Janet Maslin of The New York Times stated that "Mr. Columbus, who previously directed Adventures in Baby-Sitting and whose writing credits include Gremlins and The Goonies, sets up this idea well but has no idea where to stop. He pushes the film's slender premise much too far, trying to work miraculous feats of self-improvement upon Johnny, his mother, Marie, and even Elvis himself."
The Washington Post's Rita Kempley wrote, "With such fruity writing, what do overacting and miscasting matter? Playing Elvis is like playing a Kennedy, nearly impossible. And Keith, as we know, had mighty big pants to fill. Face it. The King has left the building, gone to that Caesars Palace in the sky. Columbus, say goodbye."

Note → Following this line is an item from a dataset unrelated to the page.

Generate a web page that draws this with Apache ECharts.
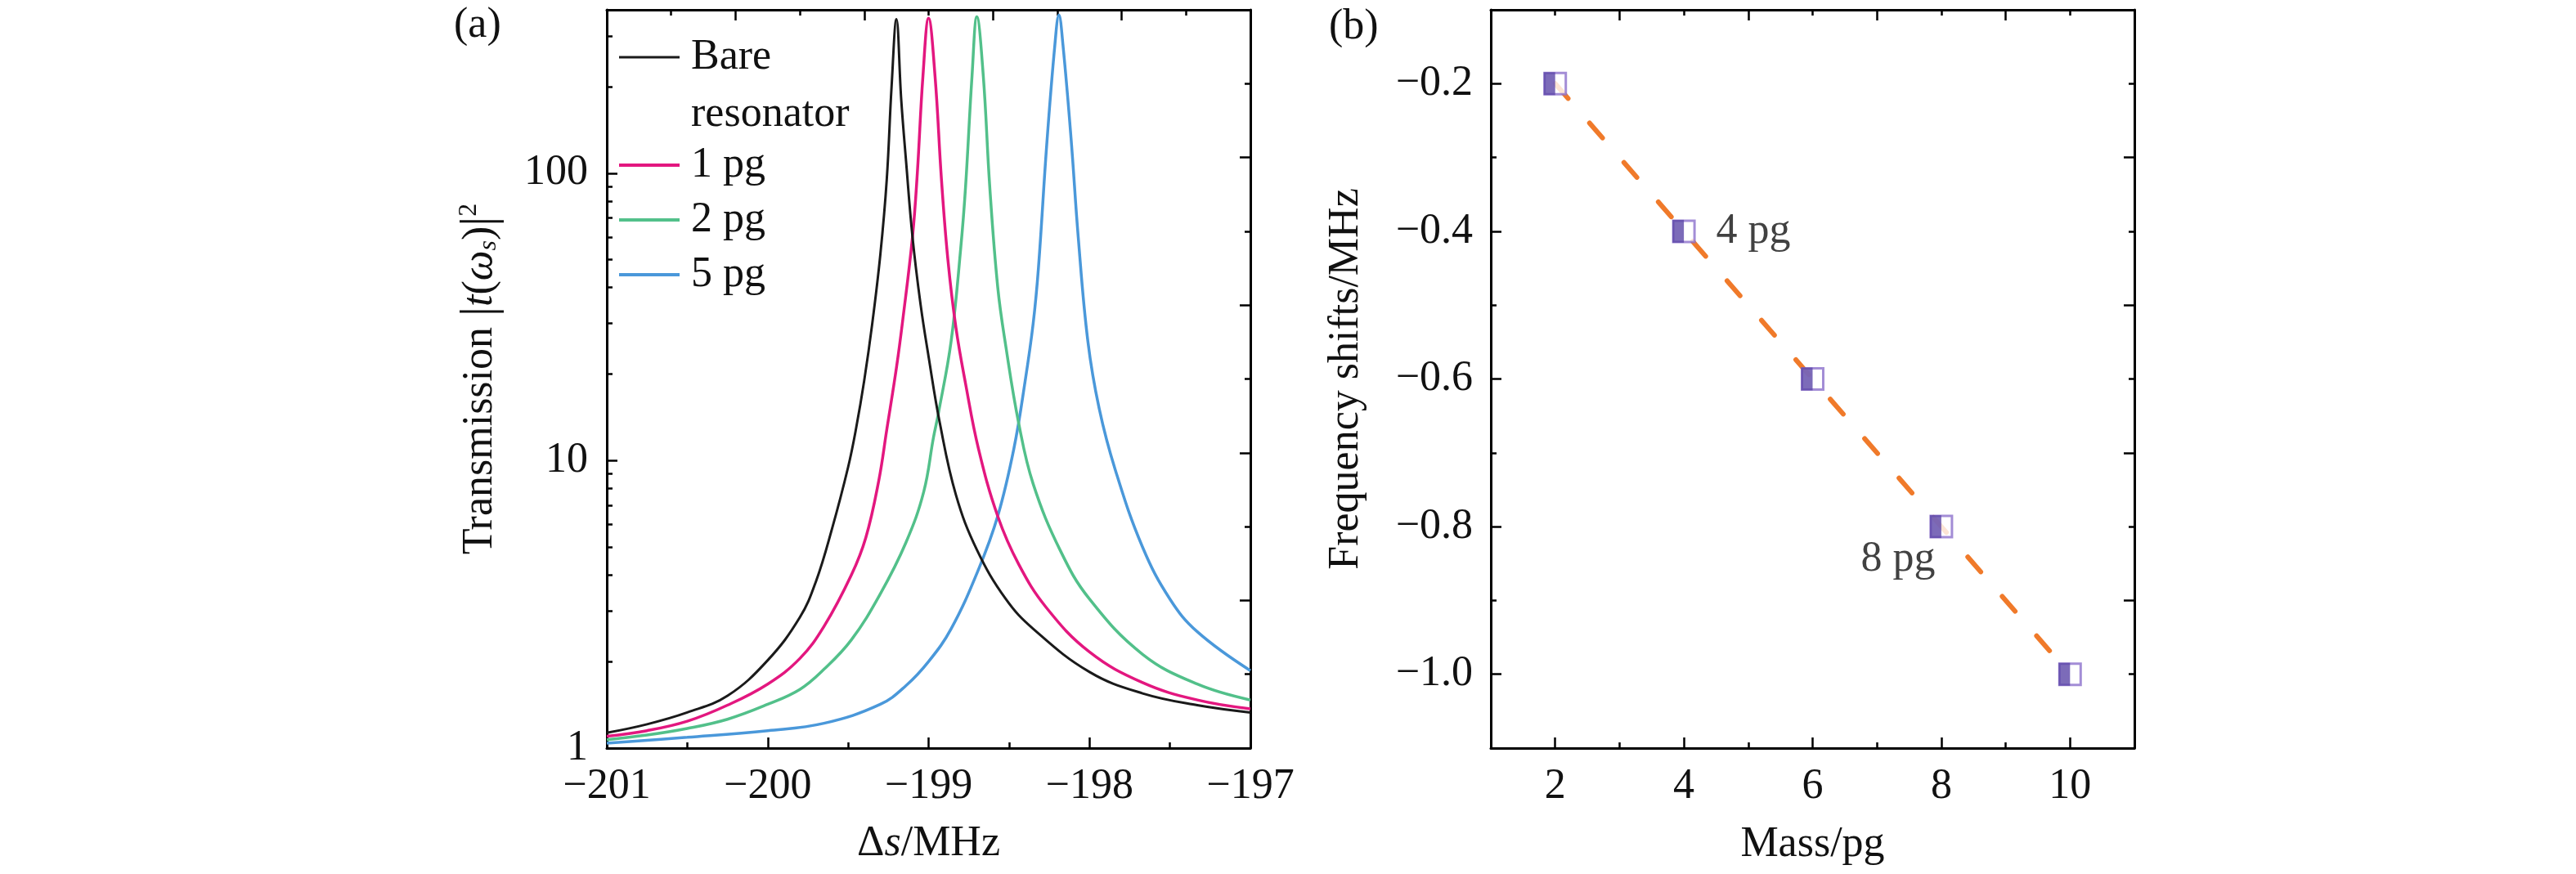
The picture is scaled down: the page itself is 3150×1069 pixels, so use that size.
<!DOCTYPE html>
<html>
<head>
<meta charset="utf-8">
<title>Transmission and frequency shifts</title>
<script src="https://cdn.jsdelivr.net/npm/echarts@6/dist/echarts.min.js"></script>
<style>
  html, body { margin: 0; padding: 0; background: #fff; }
  #main { width: 3150px; height: 1069px; }
</style>
</head>
<body>
<div id="main"></div>
<script>
var FONT = '"Liberation Serif", "Times New Roman", serif';

// (a) transmission spectra (detuning in MHz, |t|^2)
var bareDetuning = [-201, -200.75, -200.5, -200.25, -200, -199.8, -199.7, -199.6, -199.5, -199.45, -199.4, -199.35, -199.3, -199.26, -199.23, -199.2, -199.17, -199.14, -199.1, -199.05, -199, -198.93, -198.83, -198.7, -198.52, -198.35, -198, -197.67, -197.33, -197];
var bareTransmission = [1.13, 1.21, 1.33, 1.52, 2.02, 2.85, 3.8, 5.8, 9.5, 13, 19, 30, 52, 95, 200, 343, 180, 110, 60, 35, 23, 13.5, 7.6, 4.9, 3.3, 2.6, 1.84, 1.55, 1.41, 1.33];

var pg1Detuning = [-201, -200.75, -200.5, -200.25, -200, -199.8, -199.65, -199.48, -199.39, -199.31, -199.26, -199.2, -199.16, -199.1, -199.07, -199.035, -199, -198.96, -198.92, -198.88, -198.83, -198.77, -198.69, -198.57, -198.44, -198.27, -198, -197.67, -197.33, -197];
var pg1Transmission = [1.1, 1.15, 1.24, 1.41, 1.67, 2.05, 2.65, 4.0, 5.4, 8.5, 12.8, 21, 31, 60, 100, 218, 346, 218, 95, 50, 29, 18.5, 11, 6.4, 4.36, 3.09, 2.16, 1.69, 1.47, 1.37];

var pg2Detuning = [-201, -200.75, -200.5, -200.25, -200, -199.8, -199.65, -199.48, -199.3, -199.14, -199.03, -198.97, -198.94, -198.86, -198.8, -198.77, -198.73, -198.7, -198.66, -198.62, -198.57, -198.52, -198.44, -198.35, -198.18, -198, -197.67, -197.33, -197];
var pg2Transmission = [1.07, 1.11, 1.17, 1.26, 1.42, 1.6, 1.88, 2.38, 3.44, 5.2, 7.8, 12, 14.5, 26, 55, 90, 218, 350, 218, 90, 40, 25, 13.5, 8.3, 4.85, 3.3, 2.12, 1.67, 1.47];

var pg5Detuning = [-201, -200.5, -200, -199.65, -199.3, -199.14, -199, -198.86, -198.69, -198.57, -198.47, -198.4, -198.35, -198.317, -198.266, -198.215, -198.19, -198.165, -198.114, -198.07, -198.01, -197.94, -197.84, -197.67, -197.5, -197.33, -197];
var pg5Transmission = [1.04, 1.09, 1.15, 1.22, 1.42, 1.65, 2.0, 2.6, 4.18, 6.42, 11, 18.9, 30, 47, 125, 280, 355, 280, 131, 60, 26, 15.2, 9.3, 5.0, 3.3, 2.54, 1.86];

var transmissionTicks = [1, 10, 100];
var transmissionMinorTicks = [2, 3, 4, 5, 6, 7, 8, 9, 20, 30, 40, 50, 60, 70, 80, 90, 200, 300];

// (b) frequency shift against added mass
var masses = [2, 4, 6, 8, 10];
var shifts = [-0.2, -0.4, -0.6, -0.8, -1.0];
var massTicks = [2, 4, 6, 8, 10];
var massMinorTicks = [3, 5, 7, 9];
var shiftTicks = [-1.0, -0.8, -0.6, -0.4, -0.2];
var shiftMinorTicks = [-0.9, -0.7, -0.5, -0.3];
var noteMass = [4, 8];
var noteShift = [-0.4, -0.8];
var noteText = ['4 pg', '8 pg'];

function zip(xs, ys) {
  return xs.map(function (x, i) { return [x, ys[i]]; });
}

function minus(v, digits) {
  var s = digits == null ? String(Math.abs(v)) : Math.abs(v).toFixed(digits);
  return (v < 0 ? '\u2212' : '') + s;
}

var lineBlack = { color: '#000', width: 3 };
var tickStyle = { color: '#000', width: 2.5 };
var labelText = { fontFamily: FONT, fontSize: 52, color: '#111', lineHeight: 60 };

function mirrorAxis(gridIndex, position) {
  return {
    type: 'value', gridIndex: gridIndex, position: position,
    min: 0, max: 10, interval: 2,
    axisLine: { show: true, onZero: false, lineStyle: lineBlack },
    axisTick: { show: true, inside: true, length: 13, lineStyle: tickStyle },
    minorTick: { show: true, splitNumber: 2, length: 7, lineStyle: tickStyle },
    axisLabel: { show: false },
    splitLine: { show: false },
    minorSplitLine: { show: false }
  };
}

function tickOnlyAxis(type, gridIndex, position, min, max, values) {
  return {
    type: type, gridIndex: gridIndex, position: position, min: min, max: max,
    axisLine: { show: false, onZero: false },
    axisTick: { show: true, inside: true, length: 7, lineStyle: tickStyle, customValues: values },
    axisLabel: { show: false },
    splitLine: { show: false }
  };
}

function curve(name, xs, ys, color, width, z) {
  return {
    name: name, type: 'line', xAxisIndex: 0, yAxisIndex: 0,
    data: zip(xs, ys), symbol: 'none', smooth: 0.4, silent: true,
    lineStyle: { color: color, width: width }, itemStyle: { color: color }, z: z
  };
}

var myChart = echarts.init(document.getElementById('main'), null, { renderer: 'canvas' });

var option = {
  backgroundColor: '#fff',
  animation: false,
  title: [
    { text: '(a)', left: 555, top: 0, padding: 0, textStyle: { fontFamily: FONT, fontSize: 52, fontWeight: 'normal', color: '#111', lineHeight: 62 } },
    { text: '(b)', left: 1625, top: 2, padding: 0, textStyle: { fontFamily: FONT, fontSize: 52, fontWeight: 'normal', color: '#111', lineHeight: 62 } }
  ],
  legend: [
    {
      // blank first line keeps "Bare" level with the key line
      data: ['Bare resonator'], left: 757, top: -35, padding: 0, orient: 'vertical',
      icon: 'rect', itemWidth: 74, itemHeight: 3, selectedMode: false,
      formatter: function () { return ' \nBare\nresonator'; },
      textStyle: { fontFamily: FONT, fontSize: 52, color: '#111', lineHeight: 70, padding: [0, 0, 0, 9] }
    },
    {
      data: ['1 pg', '2 pg', '5 pg'], left: 757, top: 173, padding: 0, orient: 'vertical',
      icon: 'rect', itemWidth: 74, itemHeight: 4, itemGap: 9, selectedMode: false,
      textStyle: { fontFamily: FONT, fontSize: 52, color: '#111', lineHeight: 58, padding: [0, 0, 0, 9] }
    }
  ],
  grid: [
    { left: 742, top: 12, width: 787, height: 903, outerBoundsMode: 'none' },
    { left: 1823, top: 12, width: 787, height: 903, outerBoundsMode: 'none' }
  ],
  xAxis: [
    {
      type: 'value', gridIndex: 0, position: 'bottom', min: -201, max: -197, interval: 1,
      name: '\u0394{i|s}/MHz', nameLocation: 'middle', nameGap: 87, nameMoveOverlap: false,
      nameTextStyle: { fontFamily: FONT, fontSize: 52, color: '#111', lineHeight: 60,
        rich: { i: { fontFamily: FONT, fontSize: 52, fontStyle: 'italic', color: '#111' } } },
      axisLine: { show: true, onZero: false, lineStyle: lineBlack },
      axisTick: { show: true, inside: true, length: 13, lineStyle: tickStyle },
      minorTick: { show: true, splitNumber: 2, length: 7, lineStyle: tickStyle },
      axisLabel: Object.assign({ margin: 17, formatter: function (v) { return minus(v); } }, labelText),
      splitLine: { show: false }
    },
    mirrorAxis(0, 'top'),
    {
      type: 'value', gridIndex: 1, position: 'bottom', min: 1, max: 11,
      name: 'Mass/pg', nameLocation: 'middle', nameGap: 88, nameMoveOverlap: false,
      nameTextStyle: { fontFamily: FONT, fontSize: 52, color: '#111', lineHeight: 60 },
      axisLine: { show: true, onZero: false, lineStyle: lineBlack },
      axisTick: { show: true, inside: true, length: 13, lineStyle: tickStyle, customValues: massTicks },
      axisLabel: Object.assign({ margin: 17, customValues: massTicks }, labelText),
      splitLine: { show: false }
    },
    tickOnlyAxis('value', 1, 'bottom', 1, 11, massMinorTicks),
    mirrorAxis(1, 'top')
  ],
  yAxis: [
    {
      type: 'log', logBase: 10, gridIndex: 0, position: 'left', min: 1, max: 370,
      name: 'Transmission {b||}{i|t}({i|\u03c9}{sub|s}){b||}{sup|2}',
      nameLocation: 'middle', nameRotate: 90, nameGap: 125, nameMoveOverlap: false,
      nameTextStyle: { fontFamily: FONT, fontSize: 52, color: '#111', lineHeight: 60,
        rich: {
          i: { fontFamily: FONT, fontSize: 52, fontStyle: 'italic', color: '#111' },
          b: { fontFamily: FONT, fontSize: 60, color: '#111' },
          sub: { fontFamily: FONT, fontSize: 32, fontStyle: 'italic', color: '#111', padding: [22, 0, 0, 0] },
          sup: { fontFamily: FONT, fontSize: 32, color: '#111', padding: [0, 0, 26, 0] }
        } },
      axisLine: { show: true, onZero: false, lineStyle: lineBlack },
      axisTick: { show: true, inside: true, length: 13, lineStyle: tickStyle, customValues: transmissionTicks },
      axisLabel: Object.assign({ margin: 23, customValues: transmissionTicks }, labelText),
      splitLine: { show: false }
    },
    tickOnlyAxis('log', 0, 'left', 1, 370, transmissionMinorTicks),
    mirrorAxis(0, 'right'),
    {
      type: 'value', gridIndex: 1, position: 'left', min: -1.1, max: -0.1,
      name: 'Frequency shifts/MHz', nameLocation: 'middle', nameRotate: 90, nameGap: 147, nameMoveOverlap: false,
      nameTextStyle: { fontFamily: FONT, fontSize: 52, color: '#111', lineHeight: 60 },
      axisLine: { show: true, onZero: false, lineStyle: lineBlack },
      axisTick: { show: true, inside: true, length: 13, lineStyle: tickStyle, customValues: shiftTicks },
      axisLabel: Object.assign({ margin: 22, customValues: shiftTicks, formatter: function (v) { return minus(v, 1); } }, labelText),
      splitLine: { show: false }
    },
    tickOnlyAxis('value', 1, 'left', -1.1, -0.1, shiftMinorTicks),
    mirrorAxis(1, 'right')
  ],
  series: [
    curve('Bare resonator', bareDetuning, bareTransmission, '#1a1a1a', 3, 5),
    curve('1 pg', pg1Detuning, pg1Transmission, '#E3177F', 3.5, 4),
    curve('2 pg', pg2Detuning, pg2Transmission, '#52C08A', 3.5, 3),
    curve('5 pg', pg5Detuning, pg5Transmission, '#4A98DA', 3.5, 2),
    {
      name: 'fit', type: 'line', xAxisIndex: 2, yAxisIndex: 3,
      data: zip(masses, shifts), symbol: 'none', silent: true,
      lineStyle: { color: '#F07A2A', width: 6, type: [24, 40], cap: 'round' }
    },
    {
      name: 'shift box', type: 'scatter', xAxisIndex: 2, yAxisIndex: 3,
      data: zip(masses, shifts), symbol: 'rect', symbolSize: 26, silent: true,
      itemStyle: { color: '#fff', borderColor: '#8C70CC', borderWidth: 3 }, z: 6
    },
    {
      name: 'shift fill', type: 'scatter', xAxisIndex: 2, yAxisIndex: 3,
      data: zip(masses, shifts), symbol: 'rect', symbolSize: [14, 28], symbolOffset: [-7, 0], silent: true,
      itemStyle: { color: '#5B46A8' }, z: 7
    },
    {
      name: 'notes', type: 'scatter', xAxisIndex: 2, yAxisIndex: 3, symbolSize: 0, silent: true,
      data: noteMass.map(function (m, i) {
        return {
          value: [m, noteShift[i]],
          label: {
            show: true, position: 'inside', align: 'center', verticalAlign: 'middle',
            offset: i === 0 ? [85, 0] : [-53, 40],
            formatter: noteText[i], fontFamily: FONT, fontSize: 52, color: '#111'
          }
        };
      }),
      z: 8
    }
  ]
};

myChart.setOption(option);
</script>
</body>
</html>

A one-star review came from Roger Ebert who wrote, "Here it is, the goofiest movie of the year, a movie so bad in so many different and endearing ways that I’m damned if I don’t feel genuine affection for it. We all know it’s bad manners to talk during a movie, but every once in a while a film comes along that positively requires the audience to shout helpful suggestions and lewd one-liners at the screen. 'Heartbreak Hotel' is such a movie. All it needs to be perfect is a parallel soundtrack."
It was also a box office failure, opening with a disappointing $2,063,546 from 1,338 screens, finishing in second place behind Gorillas in the Mist, despite opening on more than double the number of screens. It went on to gross $5.5 million in the United States and Canada.

Music

Most of the songs contained in the film are actual Elvis Presley recordings despite the film being fictional, with David Keith and Charlie Schlatter performing the title track in the style of the 1968 television special recording.